::: Supplied information

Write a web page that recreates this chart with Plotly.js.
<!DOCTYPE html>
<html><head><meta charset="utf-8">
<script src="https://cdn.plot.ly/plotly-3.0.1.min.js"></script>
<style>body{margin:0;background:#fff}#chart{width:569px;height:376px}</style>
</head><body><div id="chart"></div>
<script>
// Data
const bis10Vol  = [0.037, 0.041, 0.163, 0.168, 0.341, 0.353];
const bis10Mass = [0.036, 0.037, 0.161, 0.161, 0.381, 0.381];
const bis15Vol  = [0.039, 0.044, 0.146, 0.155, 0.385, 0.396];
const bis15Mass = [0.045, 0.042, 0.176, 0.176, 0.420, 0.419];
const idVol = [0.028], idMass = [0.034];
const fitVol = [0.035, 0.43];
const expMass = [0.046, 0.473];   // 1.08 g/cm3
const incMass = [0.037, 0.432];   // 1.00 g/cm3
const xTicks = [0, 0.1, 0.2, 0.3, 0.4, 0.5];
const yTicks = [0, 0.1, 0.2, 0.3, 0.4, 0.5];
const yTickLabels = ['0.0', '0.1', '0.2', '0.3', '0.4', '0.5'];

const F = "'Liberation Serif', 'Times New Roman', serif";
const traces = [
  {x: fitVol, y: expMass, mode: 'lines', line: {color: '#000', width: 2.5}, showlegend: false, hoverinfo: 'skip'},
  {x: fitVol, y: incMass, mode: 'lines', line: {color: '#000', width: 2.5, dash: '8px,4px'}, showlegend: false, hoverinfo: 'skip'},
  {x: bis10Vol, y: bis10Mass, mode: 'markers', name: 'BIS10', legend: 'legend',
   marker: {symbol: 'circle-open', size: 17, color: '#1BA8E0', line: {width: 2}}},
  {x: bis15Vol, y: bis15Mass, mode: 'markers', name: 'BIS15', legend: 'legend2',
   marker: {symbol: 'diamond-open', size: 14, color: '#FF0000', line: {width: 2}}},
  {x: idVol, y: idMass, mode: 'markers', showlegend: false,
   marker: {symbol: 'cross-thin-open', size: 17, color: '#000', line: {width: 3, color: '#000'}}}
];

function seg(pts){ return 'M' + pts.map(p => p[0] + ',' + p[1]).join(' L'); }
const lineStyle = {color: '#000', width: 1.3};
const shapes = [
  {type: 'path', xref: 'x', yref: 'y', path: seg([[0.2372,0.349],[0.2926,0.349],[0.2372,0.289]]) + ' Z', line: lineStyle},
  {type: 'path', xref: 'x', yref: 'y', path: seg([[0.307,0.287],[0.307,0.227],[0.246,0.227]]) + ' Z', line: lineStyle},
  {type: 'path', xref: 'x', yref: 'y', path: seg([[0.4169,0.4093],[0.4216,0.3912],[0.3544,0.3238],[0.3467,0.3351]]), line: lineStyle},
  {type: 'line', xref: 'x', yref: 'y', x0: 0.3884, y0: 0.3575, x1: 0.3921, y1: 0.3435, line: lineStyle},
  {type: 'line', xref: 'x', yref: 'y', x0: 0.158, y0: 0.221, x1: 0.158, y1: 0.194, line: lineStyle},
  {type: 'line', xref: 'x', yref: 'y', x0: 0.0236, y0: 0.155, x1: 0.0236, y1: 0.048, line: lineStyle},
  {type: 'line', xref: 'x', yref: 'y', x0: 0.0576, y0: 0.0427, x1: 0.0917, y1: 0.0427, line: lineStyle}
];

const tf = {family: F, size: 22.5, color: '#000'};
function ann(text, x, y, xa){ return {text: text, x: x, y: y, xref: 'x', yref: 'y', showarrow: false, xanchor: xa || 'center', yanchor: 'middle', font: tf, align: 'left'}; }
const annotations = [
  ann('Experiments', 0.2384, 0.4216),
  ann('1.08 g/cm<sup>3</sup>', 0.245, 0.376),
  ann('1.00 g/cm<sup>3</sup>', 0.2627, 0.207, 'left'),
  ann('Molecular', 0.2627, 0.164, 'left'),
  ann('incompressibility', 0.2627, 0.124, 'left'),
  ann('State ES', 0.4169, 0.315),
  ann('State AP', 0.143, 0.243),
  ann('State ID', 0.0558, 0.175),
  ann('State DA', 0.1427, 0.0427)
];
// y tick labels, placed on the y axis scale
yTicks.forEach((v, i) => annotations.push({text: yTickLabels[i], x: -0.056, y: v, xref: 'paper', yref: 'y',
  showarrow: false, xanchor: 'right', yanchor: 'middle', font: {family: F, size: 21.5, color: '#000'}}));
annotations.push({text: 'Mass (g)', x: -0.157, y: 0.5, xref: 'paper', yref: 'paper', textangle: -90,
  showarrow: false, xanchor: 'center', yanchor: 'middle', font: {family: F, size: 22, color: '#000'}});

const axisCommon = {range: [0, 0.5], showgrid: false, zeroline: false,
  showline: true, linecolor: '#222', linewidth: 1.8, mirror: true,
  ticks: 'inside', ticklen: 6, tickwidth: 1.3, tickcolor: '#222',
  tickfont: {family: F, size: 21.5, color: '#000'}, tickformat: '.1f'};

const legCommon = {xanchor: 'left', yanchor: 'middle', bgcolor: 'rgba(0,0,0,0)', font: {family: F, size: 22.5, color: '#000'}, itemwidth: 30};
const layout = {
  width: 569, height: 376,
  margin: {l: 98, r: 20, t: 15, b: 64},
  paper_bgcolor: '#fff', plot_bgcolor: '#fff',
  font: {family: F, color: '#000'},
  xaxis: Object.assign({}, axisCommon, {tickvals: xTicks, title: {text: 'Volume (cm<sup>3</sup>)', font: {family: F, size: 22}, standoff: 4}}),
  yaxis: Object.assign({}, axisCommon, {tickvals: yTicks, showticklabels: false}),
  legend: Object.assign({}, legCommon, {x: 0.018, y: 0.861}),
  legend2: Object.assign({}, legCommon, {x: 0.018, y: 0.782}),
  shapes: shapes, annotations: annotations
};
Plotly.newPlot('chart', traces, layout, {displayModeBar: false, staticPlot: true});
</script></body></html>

::::::

- **Task to complete**:
Please reproduce the entire listing, exactly as shown.

- **Solution to this exercise**:
Write a web page that recreates this chart with Plotly.js.
<!DOCTYPE html>
<html><head><meta charset="utf-8">
<script src="https://cdn.plot.ly/plotly-3.0.1.min.js"></script>
<style>body{margin:0;background:#fff}#chart{width:569px;height:376px}</style>
</head><body><div id="chart"></div>
<script>
// Data
const bis10Vol  = [0.037, 0.041, 0.163, 0.168, 0.341, 0.353];
const bis10Mass = [0.036, 0.037, 0.161, 0.161, 0.381, 0.381];
const bis15Vol  = [0.039, 0.044, 0.146, 0.155, 0.385, 0.396];
const bis15Mass = [0.045, 0.042, 0.176, 0.176, 0.420, 0.419];
const idVol = [0.028], idMass = [0.034];
const fitVol = [0.035, 0.43];
const expMass = [0.046, 0.473];   // 1.08 g/cm3
const incMass = [0.037, 0.432];   // 1.00 g/cm3
const xTicks = [0, 0.1, 0.2, 0.3, 0.4, 0.5];
const yTicks = [0, 0.1, 0.2, 0.3, 0.4, 0.5];
const yTickLabels = ['0.0', '0.1', '0.2', '0.3', '0.4', '0.5'];

const F = "'Liberation Serif', 'Times New Roman', serif";
const traces = [
  {x: fitVol, y: expMass, mode: 'lines', line: {color: '#000', width: 2.5}, showlegend: false, hoverinfo: 'skip'},
  {x: fitVol, y: incMass, mode: 'lines', line: {color: '#000', width: 2.5, dash: '8px,4px'}, showlegend: false, hoverinfo: 'skip'},
  {x: bis10Vol, y: bis10Mass, mode: 'markers', name: 'BIS10', legend: 'legend',
   marker: {symbol: 'circle-open', size: 17, color: '#1BA8E0', line: {width: 2}}},
  {x: bis15Vol, y: bis15Mass, mode: 'markers', name: 'BIS15', legend: 'legend2',
   marker: {symbol: 'diamond-open', size: 14, color: '#FF0000', line: {width: 2}}},
  {x: idVol, y: idMass, mode: 'markers', showlegend: false,
   marker: {symbol: 'cross-thin-open', size: 17, color: '#000', line: {width: 3, color: '#000'}}}
];

function seg(pts){ return 'M' + pts.map(p => p[0] + ',' + p[1]).join(' L'); }
const lineStyle = {color: '#000', width: 1.3};
const shapes = [
  {type: 'path', xref: 'x', yref: 'y', path: seg([[0.2372,0.349],[0.2926,0.349],[0.2372,0.289]]) + ' Z', line: lineStyle},
  {type: 'path', xref: 'x', yref: 'y', path: seg([[0.307,0.287],[0.307,0.227],[0.246,0.227]]) + ' Z', line: lineStyle},
  {type: 'path', xref: 'x', yref: 'y', path: seg([[0.4169,0.4093],[0.4216,0.3912],[0.3544,0.3238],[0.3467,0.3351]]), line: lineStyle},
  {type: 'line', xref: 'x', yref: 'y', x0: 0.3884, y0: 0.3575, x1: 0.3921, y1: 0.3435, line: lineStyle},
  {type: 'line', xref: 'x', yref: 'y', x0: 0.158, y0: 0.221, x1: 0.158, y1: 0.194, line: lineStyle},
  {type: 'line', xref: 'x', yref: 'y', x0: 0.0236, y0: 0.155, x1: 0.0236, y1: 0.048, line: lineStyle},
  {type: 'line', xref: 'x', yref: 'y', x0: 0.0576, y0: 0.0427, x1: 0.0917, y1: 0.0427, line: lineStyle}
];

const tf = {family: F, size: 22.5, color: '#000'};
function ann(text, x, y, xa){ return {text: text, x: x, y: y, xref: 'x', yref: 'y', showarrow: false, xanchor: xa || 'center', yanchor: 'middle', font: tf, align: 'left'}; }
const annotations = [
  ann('Experiments', 0.2384, 0.4216),
  ann('1.08 g/cm<sup>3</sup>', 0.245, 0.376),
  ann('1.00 g/cm<sup>3</sup>', 0.2627, 0.207, 'left'),
  ann('Molecular', 0.2627, 0.164, 'left'),
  ann('incompressibility', 0.2627, 0.124, 'left'),
  ann('State ES', 0.4169, 0.315),
  ann('State AP', 0.143, 0.243),
  ann('State ID', 0.0558, 0.175),
  ann('State DA', 0.1427, 0.0427)
];
// y tick labels, placed on the y axis scale
yTicks.forEach((v, i) => annotations.push({text: yTickLabels[i], x: -0.056, y: v, xref: 'paper', yref: 'y',
  showarrow: false, xanchor: 'right', yanchor: 'middle', font: {family: F, size: 21.5, color: '#000'}}));
annotations.push({text: 'Mass (g)', x: -0.157, y: 0.5, xref: 'paper', yref: 'paper', textangle: -90,
  showarrow: false, xanchor: 'center', yanchor: 'middle', font: {family: F, size: 22, color: '#000'}});

const axisCommon = {range: [0, 0.5], showgrid: false, zeroline: false,
  showline: true, linecolor: '#222', linewidth: 1.8, mirror: true,
  ticks: 'inside', ticklen: 6, tickwidth: 1.3, tickcolor: '#222',
  tickfont: {family: F, size: 21.5, color: '#000'}, tickformat: '.1f'};

const legCommon = {xanchor: 'left', yanchor: 'middle', bgcolor: 'rgba(0,0,0,0)', font: {family: F, size: 22.5, color: '#000'}, itemwidth: 30};
const layout = {
  width: 569, height: 376,
  margin: {l: 98, r: 20, t: 15, b: 64},
  paper_bgcolor: '#fff', plot_bgcolor: '#fff',
  font: {family: F, color: '#000'},
  xaxis: Object.assign({}, axisCommon, {tickvals: xTicks, title: {text: 'Volume (cm<sup>3</sup>)', font: {family: F, size: 22}, standoff: 4}}),
  yaxis: Object.assign({}, axisCommon, {tickvals: yTicks, showticklabels: false}),
  legend: Object.assign({}, legCommon, {x: 0.018, y: 0.861}),
  legend2: Object.assign({}, legCommon, {x: 0.018, y: 0.782}),
  shapes: shapes, annotations: annotations
};
Plotly.newPlot('chart', traces, layout, {displayModeBar: false, staticPlot: true});
</script></body></html>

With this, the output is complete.